In April 2009, two surfers on daddy day care duty met in Leucadia, California.
They shared a love for the ocean and a disdain for environmentally irresponsible products, manu-facturing waste and the creeping problem of landfill.
Their names were Ed Lewis and Kipp Denslow.
Ed was working as a designer, Kipp a stay-at-home dad.
They got talking.
They talked about waves, technique and the greater responsibilities of surfers.
Their conversation morphed into issues about the environment, the number of broken surfboards that were virtually non-recyclable, and ripped, no longer-usable wetsuits, abandoned in trash cans on beaches all the way up the coast.
Every time they met they’d talk some more. Then they’d part. Then they’d think some more. Then they had an idea.

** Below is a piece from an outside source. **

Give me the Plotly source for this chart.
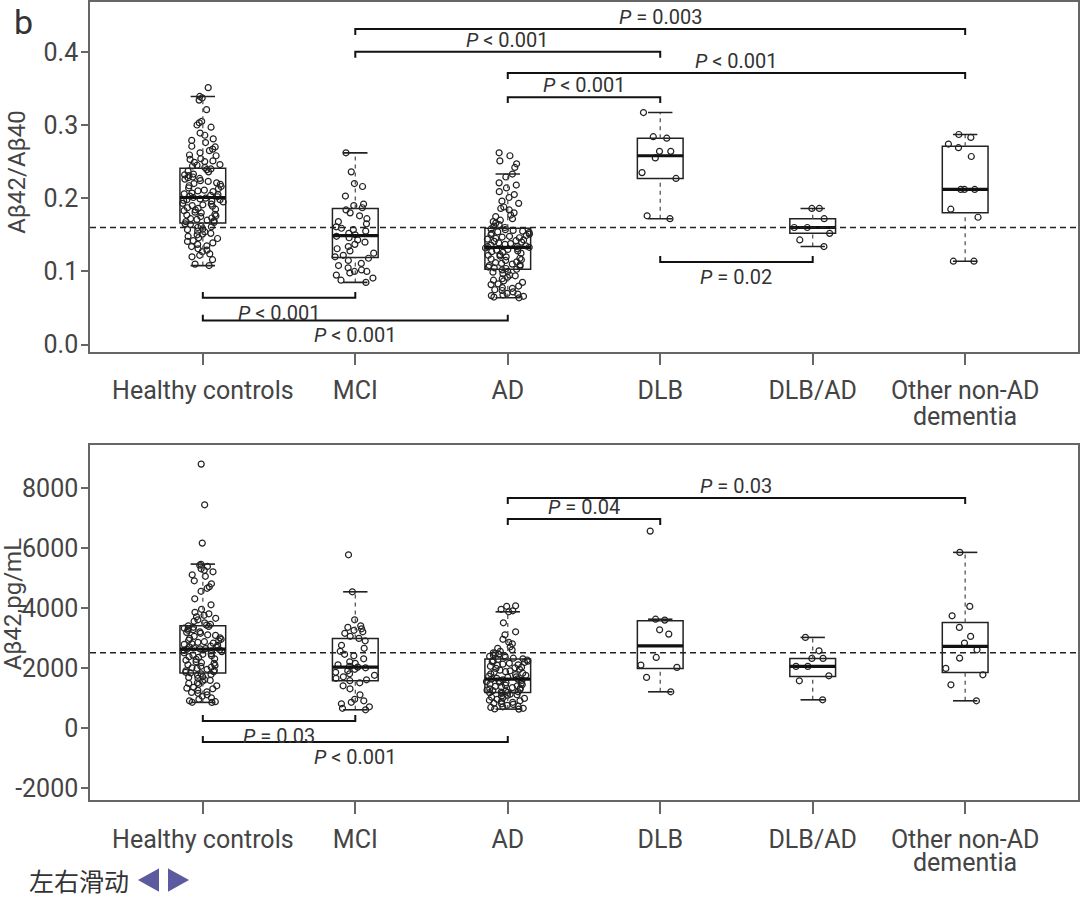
import plotly.graph_objects as go

# ---------------- data ----------------
groups = ["Healthy controls", "MCI", "AD", "DLB", "DLB/AD", "Other non-AD"]
group_second_line = ["", "", "", "", "", "dementia"]

# Panel 1: Abeta42/Abeta40 ratio -- box statistics
ratio_q1 = [0.166, 0.119, 0.103, 0.227, 0.152, 0.180]
ratio_med = [0.201, 0.149, 0.133, 0.258, 0.160, 0.212]
ratio_q3 = [0.241, 0.186, 0.159, 0.282, 0.172, 0.271]
ratio_lo = [0.108, 0.085, 0.064, 0.172, 0.134, 0.114]
ratio_hi = [0.339, 0.262, 0.233, 0.317, 0.186, 0.287]

ratio_hc = [0.351, 0.339, 0.337, 0.334, 0.321, 0.305, 0.303, 0.300, 0.297, 0.289, 0.286, 0.281, 0.279, 0.276,
            0.271, 0.270, 0.267, 0.265, 0.262, 0.259, 0.258, 0.254, 0.253, 0.251, 0.250, 0.249, 0.246, 0.245,
            0.244, 0.242, 0.240, 0.239, 0.237, 0.236, 0.233, 0.232, 0.231, 0.229, 0.228, 0.227, 0.226, 0.224,
            0.223, 0.221, 0.220, 0.219, 0.217, 0.216, 0.214, 0.213, 0.211, 0.210, 0.209, 0.207, 0.206, 0.205,
            0.204, 0.203, 0.202, 0.201, 0.200, 0.199, 0.198, 0.198, 0.197, 0.196, 0.195, 0.193, 0.192, 0.191,
            0.190, 0.189, 0.187, 0.186, 0.185, 0.184, 0.183, 0.181, 0.180, 0.178, 0.177, 0.176, 0.175, 0.173,
            0.172, 0.171, 0.170, 0.169, 0.168, 0.167, 0.165, 0.164, 0.162, 0.161, 0.160, 0.158, 0.157, 0.155,
            0.154, 0.152, 0.151, 0.150, 0.148, 0.146, 0.145, 0.142, 0.141, 0.139, 0.137, 0.135, 0.134, 0.131,
            0.129, 0.127, 0.124, 0.122, 0.120, 0.116, 0.110, 0.108]
ratio_mci = [0.262, 0.236, 0.220, 0.216, 0.203, 0.192, 0.190, 0.187, 0.184, 0.180, 0.176, 0.172, 0.168, 0.165,
             0.161, 0.159, 0.157, 0.155, 0.152, 0.150, 0.148, 0.146, 0.143, 0.140, 0.137, 0.134, 0.131, 0.128,
             0.125, 0.122, 0.120, 0.118, 0.115, 0.111, 0.108, 0.105, 0.102, 0.100, 0.100, 0.098, 0.095, 0.091,
             0.088, 0.085]
ratio_ad = [0.262, 0.258, 0.251, 0.247, 0.242, 0.233, 0.229, 0.221, 0.218, 0.214, 0.209, 0.205, 0.201, 0.196,
            0.193, 0.188, 0.186, 0.184, 0.180, 0.177, 0.175, 0.172, 0.170, 0.168, 0.166, 0.164, 0.162, 0.160,
            0.158, 0.157, 0.156, 0.155, 0.154, 0.153, 0.152, 0.151, 0.150, 0.149, 0.148, 0.147, 0.146, 0.145,
            0.144, 0.143, 0.142, 0.141, 0.140, 0.139, 0.138, 0.137, 0.136, 0.135, 0.134, 0.134, 0.133, 0.132,
            0.131, 0.130, 0.129, 0.128, 0.127, 0.126, 0.125, 0.123, 0.122, 0.121, 0.120, 0.118, 0.117, 0.116,
            0.115, 0.113, 0.112, 0.111, 0.110, 0.109, 0.108, 0.107, 0.106, 0.105, 0.104, 0.103, 0.102, 0.100,
            0.099, 0.097, 0.095, 0.094, 0.092, 0.090, 0.088, 0.087, 0.085, 0.083, 0.082, 0.080, 0.078, 0.077,
            0.075, 0.074, 0.072, 0.070, 0.069, 0.068, 0.067, 0.066, 0.065, 0.064]
ratio_dlb = [0.317, 0.284, 0.282, 0.264, 0.264, 0.255, 0.235, 0.227, 0.176, 0.172]
ratio_dlbad = [0.186, 0.186, 0.172, 0.160, 0.160, 0.152, 0.143, 0.134]
ratio_other = [0.287, 0.283, 0.274, 0.269, 0.257, 0.212, 0.212, 0.212, 0.185, 0.174, 0.114, 0.114]
ratio_points = [ratio_hc, ratio_mci, ratio_ad, ratio_dlb, ratio_dlbad, ratio_other]
ratio_cutoff = 0.16

# Panel 2: Abeta42 pg/mL
ab_q1 = [1823, 1567, 1180, 1980, 1713, 1847]
ab_med = [2623, 2023, 1623, 2733, 2047, 2713]
ab_q3 = [3400, 2980, 2290, 3567, 2313, 3513]
ab_lo = [847, 600, 623, 1200, 933, 900]
ab_hi = [5457, 4533, 3867, 3620, 3013, 5847]

ab_hc = [8790, 7433, 6157, 5450, 5420, 5380, 5300, 5250, 5200, 5100, 5050, 4900, 4800, 4700, 4650, 4550,
         4300, 4100, 3950, 3850, 3800, 3750, 3700, 3650, 3600, 3550, 3500, 3450, 3420, 3400, 3380, 3350,
         3320, 3300, 3270, 3250, 3200, 3180, 3150, 3100, 3080, 3050, 3000, 2980, 2950, 2920, 2900, 2870,
         2850, 2820, 2800, 2780, 2750, 2720, 2700, 2680, 2660, 2640, 2630, 2620, 2600, 2580, 2560, 2540,
         2500, 2470, 2450, 2420, 2400, 2370, 2350, 2300, 2280, 2250, 2200, 2170, 2150, 2100, 2080, 2050,
         2020, 2000, 1980, 1950, 1920, 1900, 1870, 1850, 1830, 1800, 1780, 1750, 1700, 1680, 1650, 1600,
         1580, 1550, 1500, 1480, 1450, 1400, 1350, 1320, 1300, 1250, 1200, 1180, 1150, 1100, 1050, 1000,
         950, 900, 870, 850, 847]
ab_mci = [5767, 4533, 3600, 3400, 3350, 3300, 3250, 3200, 3150, 3050, 2980, 2900, 2750, 2650, 2550, 2450,
          2400, 2300, 2200, 2150, 2100, 2050, 2023, 2000, 1950, 1900, 1850, 1800, 1750, 1700, 1650, 1600,
          1570, 1500, 1400, 1300, 1100, 950, 900, 850, 800, 700, 650, 600]
ab_ad = [4067, 4050, 3950, 3900, 3867, 3500, 3200, 3100, 2950, 2850, 2800, 2700, 2650, 2600, 2550, 2500,
         2480, 2450, 2420, 2400, 2380, 2350, 2320, 2300, 2280, 2260, 2240, 2220, 2200, 2180, 2150, 2120,
         2100, 2080, 2050, 2020, 2000, 1980, 1950, 1920, 1900, 1870, 1850, 1820, 1800, 1770, 1750, 1720,
         1700, 1680, 1650, 1630, 1620, 1600, 1580, 1560, 1540, 1520, 1500, 1480, 1460, 1440, 1420, 1400,
         1380, 1360, 1340, 1320, 1300, 1280, 1260, 1240, 1220, 1200, 1190, 1180, 1170, 1150, 1120, 1100,
         1080, 1050, 1020, 1000, 980, 950, 920, 900, 880, 850, 820, 800, 780, 750, 720, 700, 680, 650,
         630, 623]
ab_dlb = [6557, 3620, 3590, 3267, 3123, 2346, 2090, 2013, 1680, 1200]
ab_dlbad = [3013, 2567, 2313, 2313, 2047, 2047, 1733, 1567, 933]
ab_other = [5847, 4047, 3733, 3347, 3047, 2823, 2600, 2323, 1980, 1767, 1433, 900]
ab_points = [ab_hc, ab_mci, ab_ad, ab_dlb, ab_dlbad, ab_other]
ab_cutoff = 2500

# significance brackets: (group_a, group_b, level, direction, label)
ratio_brackets = [
    (1, 5, 0.431, "down", "<i>P</i> = 0.003"),
    (1, 3, 0.400, "down", "<i>P</i> < 0.001"),
    (2, 5, 0.371, "down", "<i>P</i> < 0.001"),
    (2, 3, 0.338, "down", "<i>P</i> < 0.001"),
    (3, 4, 0.113, "up", "<i>P</i> = 0.02"),
    (0, 1, 0.064, "up", "<i>P</i> < 0.001"),
    (0, 2, 0.033, "up", "<i>P</i> < 0.001"),
]
ab_brackets = [
    (2, 5, 7657, "down", "<i>P</i> = 0.03"),
    (2, 3, 6957, "down", "<i>P</i> = 0.04"),
    (0, 1, 223, "up", "<i>P</i> = 0.03"),
    (0, 2, -477, "up", "<i>P</i> < 0.001"),
]

# ---------------- figure ----------------
W, H = 1080, 908
HEFF = 901  # effective drawing height observed in the renderer
FONT = "Roboto"
TXT = "#444444"
BOXW = 0.30
CAPW = 0.16

fig = go.Figure()


def add_panel(xa, ya, q1, med, q3, lo, hi, pts):
    for i in range(len(groups)):
        # jittered points (box itself hidden)
        fig.add_trace(go.Box(
            y=pts[i], x=[i] * len(pts[i]), xaxis=xa, yaxis=ya,
            boxpoints="all", jitter=1.0, pointpos=0, width=BOXW,
            fillcolor="rgba(0,0,0,0)", line=dict(color="rgba(0,0,0,0)", width=0),
            marker=dict(symbol="circle-open", size=6, color="#222222",
                        line=dict(width=1.2, color="#222222")),
            showlegend=False, hoverinfo="y"))
        # box
        fig.add_trace(go.Box(
            x=[i], q1=[q1[i]], median=[med[i]], q3=[q3[i]],
            lowerfence=[q1[i]], upperfence=[q3[i]], xaxis=xa, yaxis=ya,
            width=BOXW, boxpoints=False, fillcolor="rgba(0,0,0,0)",
            line=dict(color="#222222", width=1.5), showlegend=False, hoverinfo="skip"))
        # whiskers (dashed)
        fig.add_trace(go.Scatter(
            x=[i, i, None, i, i], y=[lo[i], q1[i], None, q3[i], hi[i]], xaxis=xa, yaxis=ya,
            mode="lines", line=dict(color="#555555", width=1.3, dash="4px,4px"),
            showlegend=False, hoverinfo="skip"))
        # caps
        fig.add_trace(go.Scatter(
            x=[i - CAPW / 2, i + CAPW / 2, None, i - CAPW / 2, i + CAPW / 2],
            y=[lo[i], lo[i], None, hi[i], hi[i]], xaxis=xa, yaxis=ya,
            mode="lines", line=dict(color="#222222", width=1.6),
            showlegend=False, hoverinfo="skip"))
        # median (thick)
        fig.add_trace(go.Scatter(
            x=[i - BOXW / 2, i + BOXW / 2], y=[med[i], med[i]], xaxis=xa, yaxis=ya,
            mode="lines", line=dict(color="#111111", width=3.2),
            showlegend=False, hoverinfo="skip"))


add_panel("x", "y", ratio_q1, ratio_med, ratio_q3, ratio_lo, ratio_hi, ratio_points)
add_panel("x2", "y2", ab_q1, ab_med, ab_q3, ab_lo, ab_hi, ab_points)

shapes = []
annotations = []


def add_brackets(xr, yr, brackets, tick):
    for a, b, lvl, d, lab in brackets:
        end = lvl - tick if d == "down" else lvl + tick
        shapes.append(dict(type="path", xref=xr, yref=yr,
                           path=f"M {a} {end} L {a} {lvl} L {b} {lvl} L {b} {end}",
                           line=dict(color="#111111", width=2)))
        annotations.append(dict(x=(a + b) / 2, y=lvl, xref=xr, yref=yr, text=lab,
                                showarrow=False, xanchor="center",
                                font=dict(family=FONT, size=20, color="#333333"),
                                yanchor="bottom" if d == "down" else "top",
                                yshift=-2 if d == "down" else -1))


add_brackets("x", "y", ratio_brackets, 0.008)
add_brackets("x2", "y2", ab_brackets, 200)

# cutoff lines
for xr, yr, v in [("x domain", "y", ratio_cutoff), ("x2 domain", "y2", ab_cutoff)]:
    shapes.append(dict(type="line", xref=xr, yref=yr, x0=0, x1=1, y0=v, y1=v,
                       line=dict(color="#222222", width=1.5, dash="6px,4px")))


def px(x):
    return x / W


def py(y):
    return 1 - y / HEFF


# second line of the multi-line category label
for xr, ypix in [("x", 417), ("x2", 863)]:
    for i, t in enumerate(group_second_line):
        if t:
            annotations.append(dict(x=i, y=py(ypix), xref=xr, yref="paper", text=t,
                                    showarrow=False, xanchor="center", yanchor="middle",
                                    font=dict(family=FONT, size=25, color=TXT)))

# purple triangles
tri_col = "#5d5b9f"
shapes.append(dict(type="path", xref="paper", yref="paper", fillcolor=tri_col, line=dict(color=tri_col, width=2),
                   path=f"M {px(158)} {py(871)} L {px(140)} {py(881)} L {px(158)} {py(891)} Z"))
shapes.append(dict(type="path", xref="paper", yref="paper", fillcolor=tri_col, line=dict(color=tri_col, width=2),
                   path=f"M {px(169)} {py(871)} L {px(187)} {py(881)} L {px(169)} {py(891)} Z"))

annotations += [
    dict(x=px(23), y=py(22), xref="paper", yref="paper", text="b", showarrow=False,
         xanchor="center", yanchor="middle", font=dict(family=FONT, size=34, color="#333333")),
    dict(x=px(17), y=py(172), xref="paper", yref="paper", text="Aβ42/Aβ40", textangle=-90,
         xanchor="center", yanchor="middle",
         showarrow=False, font=dict(family=FONT, size=24, color=TXT)),
    dict(x=px(13), y=py(605), xref="paper", yref="paper", text="Aβ42,pg/mL", textangle=-90,
         xanchor="center", yanchor="middle",
         showarrow=False, font=dict(family=FONT, size=24, color=TXT)),
    dict(x=px(27), y=py(881), xref="paper", yref="paper", text="左右滑动", xanchor="left",
         yanchor="middle",
         showarrow=False, font=dict(family="Noto Sans CJK SC", size=25, color="#333333")),
]

xaxis_common = dict(range=[-0.74, 5.74], tickvals=list(range(6)), ticktext=groups,
                    showline=True, mirror=True, linecolor="#666666", linewidth=1.5,
                    ticks="outside", ticklen=12, tickcolor="#666666", tickwidth=1.5,
                    showgrid=False, zeroline=False, ticklabelstandoff=4,
                    tickfont=dict(family=FONT, size=25, color=TXT))
yaxis_common = dict(showline=True, mirror=True, linecolor="#666666", linewidth=1.5,
                    ticks="outside", ticklen=7, tickcolor="#666666", tickwidth=1.5,
                    showgrid=False, zeroline=False, ticklabelstandoff=-2,
                    tickfont=dict(family=FONT, size=25, color=TXT))

fig.update_layout(
    width=W, height=H, margin=dict(l=0, r=0, t=0, b=0),
    paper_bgcolor="white", plot_bgcolor="white", boxmode="overlay", showlegend=False,
    xaxis=dict(domain=[px(90), px(1078)], anchor="y", **xaxis_common),
    yaxis=dict(domain=[py(352), py(2)], anchor="x", range=[-0.0095, 0.468],
               tickvals=[0, 0.1, 0.2, 0.3, 0.4], ticktext=["0.0", "0.1", "0.2", "0.3", "0.4"],
               **yaxis_common),
    xaxis2=dict(domain=[px(90), px(1078)], anchor="y2", **xaxis_common),
    yaxis2=dict(domain=[py(801), py(445)], anchor="x2", range=[-2410, 9443],
                tickvals=[-2000, 0, 2000, 4000, 6000, 8000],
                ticktext=["-2000", "0", "2000", "4000", "6000", "8000"], **yaxis_common),
    shapes=shapes, annotations=annotations,
)

fig.write_html("out.html", config={"displayModeBar": False},
               post_script="document.body.style.margin='0';document.body.style.overflow='hidden';")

It was hardly a side project; they wanted to give an old surfboard that had been discarded, broken and trashed, another life on the ocean wave. And they wanted to write a one-off, one-time post for a blog they kept.
The idea behind the post was to explore what would happen if you took an old piece of foam, reshaped it into a hand plane and attached a neoprene strap from a discarded wetsuit to it.
But their timing couldn’t have been better—bodysurfing and the use of handplanes was really taking off.
Handplanes, like mini-surfboards, allow bodysurfers to catch waves quicker and easier. They allow you to plane down the face of a wave and enjoy long rides with minimum fuss and maximum ‘yew!’
So, they made their first handplane.
And people liked them—a lot.
They liked the fact that Ed and Kipp had a mission to keep broken boards and manufacturing waste out of landfills, and that they created products that were both fun and environmentally responsible.
After their prototype was made, Ed opened up about the early days and how the project evolved.
‘I would work on my design projects until about 2pm, then pick up my daughter from school. We’d go to Kipp’s house to work on handplanes, usually until about 9pm, but sometimes until midnight, depending on the day and orders. Our girls loved it because they all hung out and played. We’d make dinners for them and do the daddy day care thing. It was a good time.’
They kept trying things out —tinkering, refining and experimenting—but it was still just a pop-and-pop endeavour. The whole thing was run out of Kipp’s garage. But eventually they grew, and moved into their own workshop.
As the business evolved, and the reputation of Enjoy Handplanes spread, somebody else heard about what the boys were doing, and they liked it too.
That somebody was Patagonia.
Because of their commitment to the environment and recycling cred, Patagonia spoke to Ed and Kipp about stocking their handplanes. They were a good fit with the company's traditions and ethos.
But it got better.
At the time, Patagonia had been working on a sustainable way to dispose of and/or recycle their old garments and textiles. The project was designated #UpCycling. The idea was that the recycled Patagonia fabrics could be custom-glassed into handplanes — making beautiful and sustainable wave-riding vehicles.
And by way of a virtuous circle, Patagonia stores would stock the handplanes and give them a second life.
Thousand’s of handplanes later, that side project became a fully-edged, high-flying, low-carbon business.
Ed and Kipp got into making handplanes by accident. But their vision, perseverance and dedication to the planet was far from accidental.
Because of that, a one-off experiment became a more substantial side project. And that side project ultimately became a thriving enterprise.